DIRECTIONS FOR THIS TASK: Pictures in the records should not be copied, but every other part must be repeated exactly.

Collection entries
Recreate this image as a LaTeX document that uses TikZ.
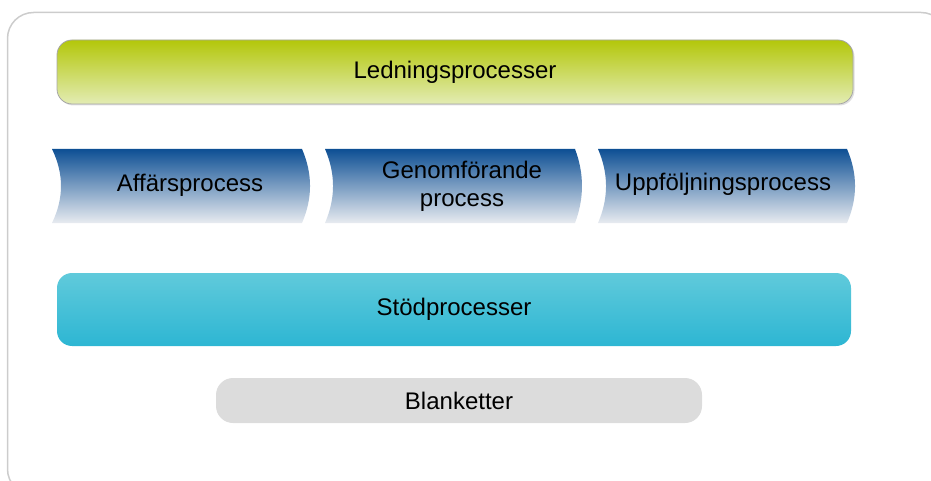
\documentclass[tikz,border=0pt]{standalone}
\usepackage{fontspec}
\setmainfont{Liberation Sans}
\usetikzlibrary{shadows}
\definecolor{frameC}{HTML}{CCCCCC}
\definecolor{greenTop}{HTML}{B3C70A}
\definecolor{greenBot}{HTML}{E3ECB4}
\definecolor{blueTop}{HTML}{0D4F94}
\definecolor{blueBot}{HTML}{E8EBF0}
\definecolor{cyanTop}{HTML}{60CADB}
\definecolor{cyanBot}{HTML}{2DB6D3}
\definecolor{greyFill}{HTML}{DCDCDC}
\tikzset{
  lbl/.style={font=\fontsize{24pt}{28pt}\selectfont, text=black, align=center, inner sep=0pt},
  bar/.style={rounded corners=15pt, inner sep=0pt},
  chev/.style={top color=blueTop, bottom color=blueBot, draw=none}
}
\begin{document}
\begin{tikzpicture}[x=1pt,y=-1pt]
\useasboundingbox (0,0) rectangle (931,481);
\begin{scope}
\clip (0,0) rectangle (931,481);
\draw[frameC, line width=1.5pt, rounded corners=26pt] (7.5,12.5) rectangle (947,495);
\end{scope}
% Ledningsprocesser
\node[bar, minimum width=796pt, minimum height=64pt, top color=greenTop, bottom color=greenBot,
      draw=gray!70, line width=0.8pt,
      drop shadow={shadow xshift=1.5pt, shadow yshift=-1.5pt, opacity=0.25, fill=gray}] (led) at (455,72) {};
\node[lbl] (ledt) at (455,72) {Ledningsprocesser};
% chevrons
\shade[chev] (52,149) -- (302,149) .. controls (312.7,173.7) and (312.7,198.3) .. (302,223)
  -- (52,223) .. controls (64,198.3) and (64,173.7) .. (52,149) -- cycle;
\shade[chev] (325,149) -- (575,149) .. controls (584.3,173.7) and (584.3,198.3) .. (575,223)
  -- (325,223) .. controls (335.7,198.3) and (335.7,173.7) .. (325,149) -- cycle;
\shade[chev] (598,149) -- (847,149) .. controls (857.7,173.7) and (857.7,198.3) .. (847,223)
  -- (598,223) .. controls (608.7,198.3) and (608.7,173.7) .. (598,149) -- cycle;
\node[lbl] (aff) at (190,185) {Affärsprocess};
\node[lbl, text width=220pt] (gen) at (462,186) {Genomförande\\process};
\node[lbl] (upp) at (723,184) {Uppföljningsprocess};
% Stödprocesser
\node[bar, minimum width=794pt, minimum height=73pt, top color=cyanTop, bottom color=cyanBot] (sto) at (454,309.5) {};
\node[lbl] (stot) at (454,309.5) {Stödprocesser};
% Blanketter
\node[bar, rounded corners=17pt, minimum width=486pt, minimum height=45pt, fill=greyFill] (bla) at (459,400.5) {};
\node[lbl] (blat) at (459,400.5) {Blanketter};
\end{tikzpicture}
\end{document}
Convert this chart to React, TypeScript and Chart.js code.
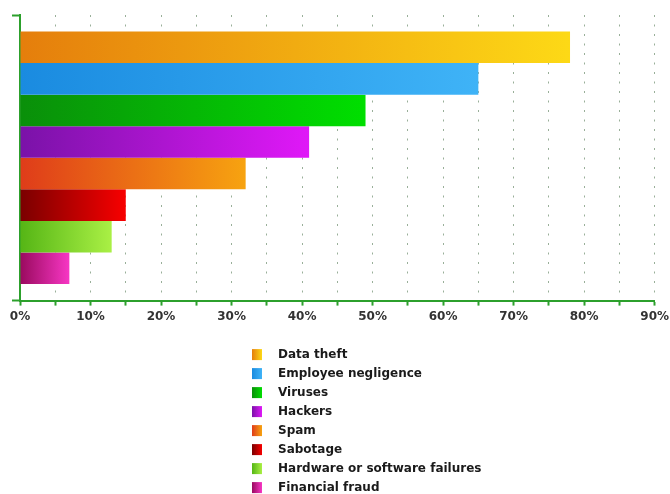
import React, { useEffect, useRef } from "react";
import { Chart, registerables } from "chart.js";

Chart.register(...registerables);

const categories = ["Threats"];
const seriesNames = [
  "Data theft",
  "Employee negligence",
  "Viruses",
  "Hackers",
  "Spam",
  "Sabotage",
  "Hardware or software failures",
  "Financial fraud",
];
const seriesValues = [78, 65, 49, 41, 32, 15, 13, 7];
const gradientStarts = ["#e57e0c", "#1a8be0", "#0a8f0a", "#7a12a8", "#df3c1a", "#7a0000", "#55b515", "#990a5e"];
const gradientEnds = ["#fdd916", "#3fb3f7", "#00df00", "#e018f8", "#f7a310", "#f80000", "#aaf045", "#f736c4"];
const xTickValues = [0, 10, 20, 30, 40, 50, 60, 70, 80, 90];

const AXIS_GREEN = "#2ca02c";
const FONT = "'DejaVu Sans', sans-serif";

const legendPlugin = {
  id: "columnLegend",
  afterDraw(chart: any) {
    const ctx = chart.ctx;
    const x0 = 252;
    const y0 = chart.chartArea.bottom + 54;
    const step = 19;
    ctx.save();
    ctx.font = `bold 12px ${FONT}`;
    ctx.textBaseline = "middle";
    ctx.textAlign = "left";
    chart.data.datasets.forEach((ds: any, i: number) => {
      const cy = y0 + i * step;
      const g = ctx.createLinearGradient(x0, 0, x0 + 10, 0);
      g.addColorStop(0, gradientStarts[i]);
      g.addColorStop(1, gradientEnds[i]);
      ctx.fillStyle = g;
      ctx.fillRect(x0, cy - 5.5, 10, 11);
      ctx.fillStyle = "#1a1a1a";
      ctx.fillText(ds.label, x0 + 26, cy + 0.5);
    });
    ctx.restore();
  },
};

export default function App() {
  const canvasRef = useRef<HTMLCanvasElement | null>(null);

  useEffect(() => {
    const canvas = canvasRef.current;
    if (!canvas) return;
    const datasets = seriesNames.map((name, i) => ({
      label: name,
      data: [seriesValues[i]],
      backgroundColor: (c: any) => {
        const chart = c.chart;
        const xs = chart.scales && chart.scales.x;
        if (!chart.chartArea || !xs || c.raw == null) return gradientStarts[i];
        const x1 = xs.getPixelForValue(0);
        const x2 = xs.getPixelForValue(c.raw);
        const g = chart.ctx.createLinearGradient(x1, 0, Math.max(x2, x1 + 1), 0);
        g.addColorStop(0, gradientStarts[i]);
        g.addColorStop(1, gradientEnds[i]);
        return g;
      },
      borderWidth: 0,
      barPercentage: 1,
      categoryPercentage: 0.884,
    }));

    const chart = new Chart(canvas, {
      type: "bar",
      data: { labels: categories, datasets },
      plugins: [legendPlugin],
      options: {
        indexAxis: "y",
        animation: false,
        responsive: false,
        devicePixelRatio: 1,
        layout: { padding: { left: 12, top: 15, right: 13, bottom: 166 } },
        plugins: {
          legend: { display: false },
          tooltip: { enabled: false },
        },
        scales: {
          x: {
            type: "linear",
            min: 0,
            max: 90,
            afterBuildTicks: (scale: any) => {
              const t: any[] = [];
              for (let v = 0; v <= 90; v += 5) t.push({ value: v });
              scale.ticks = t;
            },
            ticks: {
              autoSkip: false,
              maxRotation: 0,
              padding: 1,
              color: "#333333",
              font: { family: FONT, size: 12, weight: "bold", lineHeight: 1.7 },
              callback: (v: any) => (xTickValues.includes(Number(v)) ? `${v}%` : ""),
            },
            grid: {
              color: "rgba(70,110,70,0.55)",
              lineWidth: 1,
              tickColor: AXIS_GREEN,
              tickWidth: 2,
              tickLength: 5,
              tickBorderDash: [],
            },
            border: { color: AXIS_GREEN, width: 2, dash: [2, 7.5] },
          },
          y: {
            type: "category",
            ticks: { display: false },
            grid: {
              drawOnChartArea: false,
              offset: true,
              tickLength: 8,
              tickWidth: 2,
              tickColor: AXIS_GREEN,
              color: AXIS_GREEN,
            },
            border: { color: AXIS_GREEN, width: 2 },
          },
        },
      } as any,
    });
    return () => chart.destroy();
  }, []);

  return (
    <canvas
      ref={canvasRef}
      width={670}
      height={494}
      style={{ position: "absolute", left: 0, top: 0, width: 670, height: 494 }}
    />
  );
}
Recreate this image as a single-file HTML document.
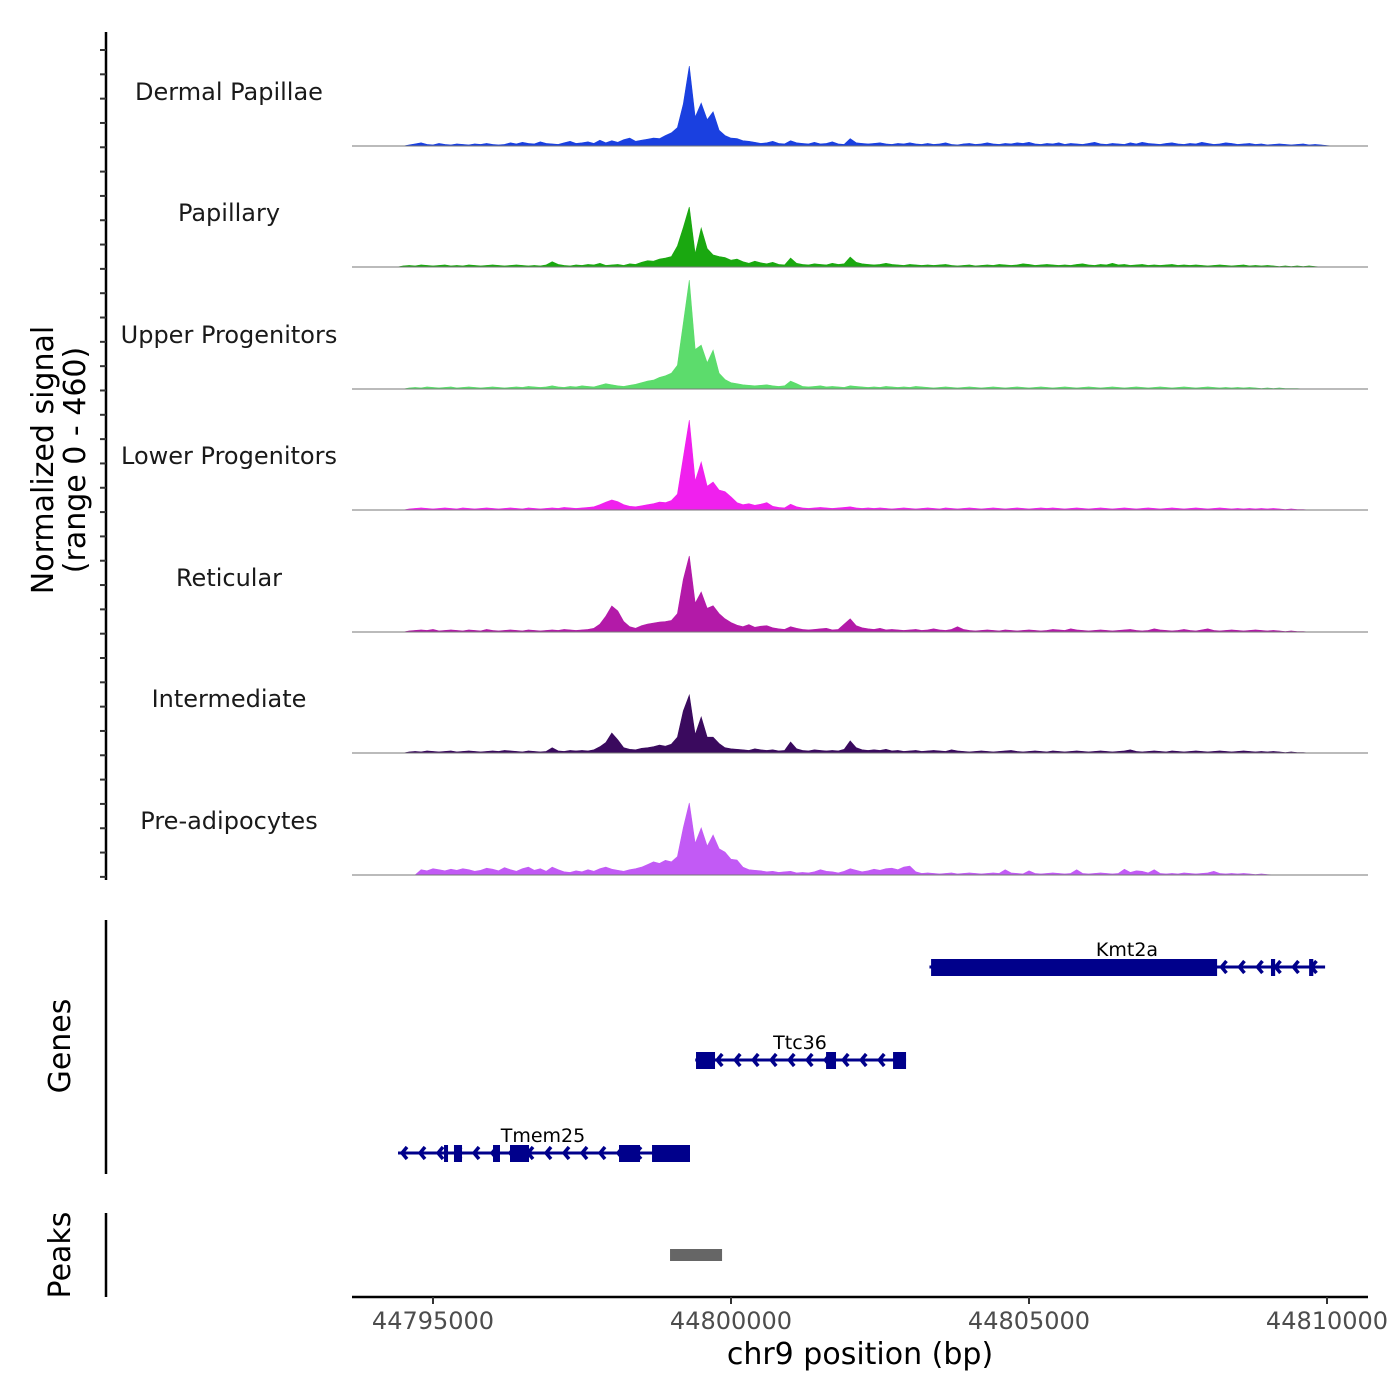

RESPONSE:
Recreate this image as a LaTeX document that uses TikZ.
\documentclass[tikz,border=0pt]{standalone}
\usepackage{fontspec}
\setmainfont{Liberation Sans}
\usetikzlibrary{shadows}
\definecolor{frameC}{HTML}{CCCCCC}
\definecolor{greenTop}{HTML}{B3C70A}
\definecolor{greenBot}{HTML}{E3ECB4}
\definecolor{blueTop}{HTML}{0D4F94}
\definecolor{blueBot}{HTML}{E8EBF0}
\definecolor{cyanTop}{HTML}{60CADB}
\definecolor{cyanBot}{HTML}{2DB6D3}
\definecolor{greyFill}{HTML}{DCDCDC}
\tikzset{
  lbl/.style={font=\fontsize{24pt}{28pt}\selectfont, text=black, align=center, inner sep=0pt},
  bar/.style={rounded corners=15pt, inner sep=0pt},
  chev/.style={top color=blueTop, bottom color=blueBot, draw=none}
}
\begin{document}
\begin{tikzpicture}[x=1pt,y=-1pt]
\useasboundingbox (0,0) rectangle (931,481);
\begin{scope}
\clip (0,0) rectangle (931,481);
\draw[frameC, line width=1.5pt, rounded corners=26pt] (7.5,12.5) rectangle (947,495);
\end{scope}
% Ledningsprocesser
\node[bar, minimum width=796pt, minimum height=64pt, top color=greenTop, bottom color=greenBot,
      draw=gray!70, line width=0.8pt,
      drop shadow={shadow xshift=1.5pt, shadow yshift=-1.5pt, opacity=0.25, fill=gray}] (led) at (455,72) {};
\node[lbl] (ledt) at (455,72) {Ledningsprocesser};
% chevrons
\shade[chev] (52,149) -- (302,149) .. controls (312.7,173.7) and (312.7,198.3) .. (302,223)
  -- (52,223) .. controls (64,198.3) and (64,173.7) .. (52,149) -- cycle;
\shade[chev] (325,149) -- (575,149) .. controls (584.3,173.7) and (584.3,198.3) .. (575,223)
  -- (325,223) .. controls (335.7,198.3) and (335.7,173.7) .. (325,149) -- cycle;
\shade[chev] (598,149) -- (847,149) .. controls (857.7,173.7) and (857.7,198.3) .. (847,223)
  -- (598,223) .. controls (608.7,198.3) and (608.7,173.7) .. (598,149) -- cycle;
\node[lbl] (aff) at (190,185) {Affärsprocess};
\node[lbl, text width=220pt] (gen) at (462,186) {Genomförande\\process};
\node[lbl] (upp) at (723,184) {Uppföljningsprocess};
% Stödprocesser
\node[bar, minimum width=794pt, minimum height=73pt, top color=cyanTop, bottom color=cyanBot] (sto) at (454,309.5) {};
\node[lbl] (stot) at (454,309.5) {Stödprocesser};
% Blanketter
\node[bar, rounded corners=17pt, minimum width=486pt, minimum height=45pt, fill=greyFill] (bla) at (459,400.5) {};
\node[lbl] (blat) at (459,400.5) {Blanketter};
\end{tikzpicture}
\end{document}
Convert this chart to React, TypeScript and Chart.js code.
import React, { useEffect, useRef } from "react";
import { Chart, registerables } from "chart.js";

Chart.register(...registerables);

const categories = ["Threats"];
const seriesNames = [
  "Data theft",
  "Employee negligence",
  "Viruses",
  "Hackers",
  "Spam",
  "Sabotage",
  "Hardware or software failures",
  "Financial fraud",
];
const seriesValues = [78, 65, 49, 41, 32, 15, 13, 7];
const gradientStarts = ["#e57e0c", "#1a8be0", "#0a8f0a", "#7a12a8", "#df3c1a", "#7a0000", "#55b515", "#990a5e"];
const gradientEnds = ["#fdd916", "#3fb3f7", "#00df00", "#e018f8", "#f7a310", "#f80000", "#aaf045", "#f736c4"];
const xTickValues = [0, 10, 20, 30, 40, 50, 60, 70, 80, 90];

const AXIS_GREEN = "#2ca02c";
const FONT = "'DejaVu Sans', sans-serif";

const legendPlugin = {
  id: "columnLegend",
  afterDraw(chart: any) {
    const ctx = chart.ctx;
    const x0 = 252;
    const y0 = chart.chartArea.bottom + 54;
    const step = 19;
    ctx.save();
    ctx.font = `bold 12px ${FONT}`;
    ctx.textBaseline = "middle";
    ctx.textAlign = "left";
    chart.data.datasets.forEach((ds: any, i: number) => {
      const cy = y0 + i * step;
      const g = ctx.createLinearGradient(x0, 0, x0 + 10, 0);
      g.addColorStop(0, gradientStarts[i]);
      g.addColorStop(1, gradientEnds[i]);
      ctx.fillStyle = g;
      ctx.fillRect(x0, cy - 5.5, 10, 11);
      ctx.fillStyle = "#1a1a1a";
      ctx.fillText(ds.label, x0 + 26, cy + 0.5);
    });
    ctx.restore();
  },
};

export default function App() {
  const canvasRef = useRef<HTMLCanvasElement | null>(null);

  useEffect(() => {
    const canvas = canvasRef.current;
    if (!canvas) return;
    const datasets = seriesNames.map((name, i) => ({
      label: name,
      data: [seriesValues[i]],
      backgroundColor: (c: any) => {
        const chart = c.chart;
        const xs = chart.scales && chart.scales.x;
        if (!chart.chartArea || !xs || c.raw == null) return gradientStarts[i];
        const x1 = xs.getPixelForValue(0);
        const x2 = xs.getPixelForValue(c.raw);
        const g = chart.ctx.createLinearGradient(x1, 0, Math.max(x2, x1 + 1), 0);
        g.addColorStop(0, gradientStarts[i]);
        g.addColorStop(1, gradientEnds[i]);
        return g;
      },
      borderWidth: 0,
      barPercentage: 1,
      categoryPercentage: 0.884,
    }));

    const chart = new Chart(canvas, {
      type: "bar",
      data: { labels: categories, datasets },
      plugins: [legendPlugin],
      options: {
        indexAxis: "y",
        animation: false,
        responsive: false,
        devicePixelRatio: 1,
        layout: { padding: { left: 12, top: 15, right: 13, bottom: 166 } },
        plugins: {
          legend: { display: false },
          tooltip: { enabled: false },
        },
        scales: {
          x: {
            type: "linear",
            min: 0,
            max: 90,
            afterBuildTicks: (scale: any) => {
              const t: any[] = [];
              for (let v = 0; v <= 90; v += 5) t.push({ value: v });
              scale.ticks = t;
            },
            ticks: {
              autoSkip: false,
              maxRotation: 0,
              padding: 1,
              color: "#333333",
              font: { family: FONT, size: 12, weight: "bold", lineHeight: 1.7 },
              callback: (v: any) => (xTickValues.includes(Number(v)) ? `${v}%` : ""),
            },
            grid: {
              color: "rgba(70,110,70,0.55)",
              lineWidth: 1,
              tickColor: AXIS_GREEN,
              tickWidth: 2,
              tickLength: 5,
              tickBorderDash: [],
            },
            border: { color: AXIS_GREEN, width: 2, dash: [2, 7.5] },
          },
          y: {
            type: "category",
            ticks: { display: false },
            grid: {
              drawOnChartArea: false,
              offset: true,
              tickLength: 8,
              tickWidth: 2,
              tickColor: AXIS_GREEN,
              color: AXIS_GREEN,
            },
            border: { color: AXIS_GREEN, width: 2 },
          },
        },
      } as any,
    });
    return () => chart.destroy();
  }, []);

  return (
    <canvas
      ref={canvasRef}
      width={670}
      height={494}
      style={{ position: "absolute", left: 0, top: 0, width: 670, height: 494 }}
    />
  );
}
Recreate this image as a single-file HTML document.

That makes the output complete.